Analogue and Digital Holography: Absolute and Comparative Measurements and Measuring Range Extension (Analoge und Digitale Holografie: Absolute und vergleichende Messungen sowie Messbereichserweiterungen)

Summary In the paper a brief survey of research at the Department is given that had a twofold aim: to support the project DISCO in indirect and direct ways as well. In this respect the physical state of the art of the analogue basis of DISCO is discussed: principle of the comparative technique named difference holographic interferometry (DHI) is analysed and applications for comparative deformation and shape control in analogue holography are presented. Peculiarities of holographic illumination as well as requirements for repositioning of the master and test objects at comparative measurements are treated. Investigations of the measuring range extension in holographic interferometry are described. Detailed analysis is devoted to the puzzle-read-out extension technique. Finally, application of the principles of DHI in comparative deformation control by digital holography and the developed portable laboratory device for comparative deformation control are presented.
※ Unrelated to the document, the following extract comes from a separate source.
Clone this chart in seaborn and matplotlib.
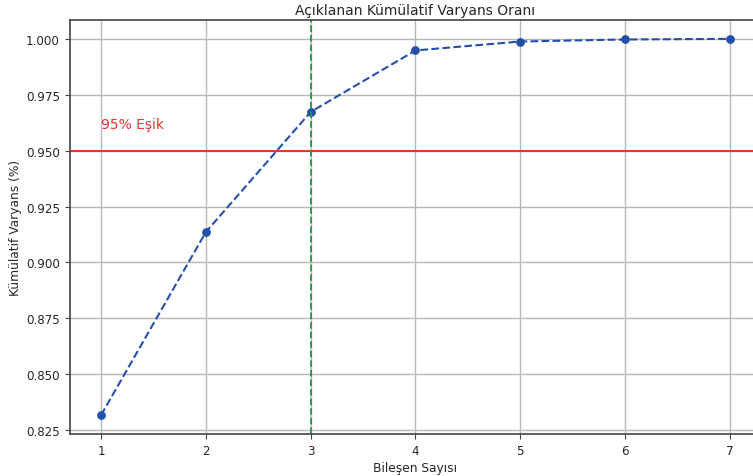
import numpy as np
import pandas as pd
import matplotlib
matplotlib.use("Agg")
import matplotlib.pyplot as plt
import seaborn as sns

components = [1, 2, 3, 4, 5, 6, 7]
cumulative_variance = [0.8317, 0.9136, 0.9673, 0.9948, 0.9988, 0.9997, 1.0]
threshold = 0.95
chosen_k = 3
title = "Açıklanan Kümülatif Varyans Oranı"
xlabel = "Bileşen Sayısı"
ylabel = "Kümülatif Varyans (%)"
threshold_label = "95% Eşik"

sns.set_style("ticks")
plt.rcParams['font.family'] = ['DejaVu Sans']

df = pd.DataFrame({"k": components, "v": cumulative_variance})

fig = plt.figure(figsize=(7.53, 4.77), dpi=100)
ax = fig.add_axes([69.6/753, 1-435/477, (761.4-69.6)/753, (435-21)/477])

sns.lineplot(data=df, x="k", y="v", ax=ax, marker="o", linestyle="--",
             color="#2550a8", linewidth=1.5, markersize=6.3, markeredgewidth=0)
ax.axhline(threshold, color="#ee2222", linewidth=1.3)
ax.axvline(chosen_k, color="#1e9a40", linestyle="--", linewidth=1.3)
ax.text(1, 0.96, threshold_label, color="#ee3333", fontsize=10)

ax.grid(True, color="#b8b8b8", linewidth=1.0)
ax.set_axisbelow(True)
for s in ax.spines.values():
    s.set_color("#444444")
    s.set_linewidth(1.2)
ax.set_title(title, fontsize=10, pad=4)
ax.set_xlabel(xlabel, fontsize=8.8, labelpad=3)
ax.set_ylabel(ylabel, fontsize=8.8, labelpad=3)
ax.tick_params(labelsize=8.6, color="#444444", length=3.5)
ax.margins(x=0.05, y=0.05)

fig.savefig("out.png", dpi=100)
Comparative displacement measurement by digital holographic interferometry

Digital holography is a powerful tool in NDT. Different measuring methods have been developed to perform more flexible measurements and to alleviate the drawbacks of this technique. The rapid development of spatial light modulators in the past few years opened an exciting new area in coherent optical metrology. Commercially available liquid crystal spatial light modulators (SLMs) are capable to optically reconstruct digital holograms in good quality, so the reconstructed real image of an object can be used as a coherent illuminating mask in optical measurement methods like digital holography. Combination of digital holography and TV holography (ESPI) is also possible. In the present work five methods of digital holography are investigated which are able to implement comparative measurement. Both the experimental arrangements and measuring results are presented.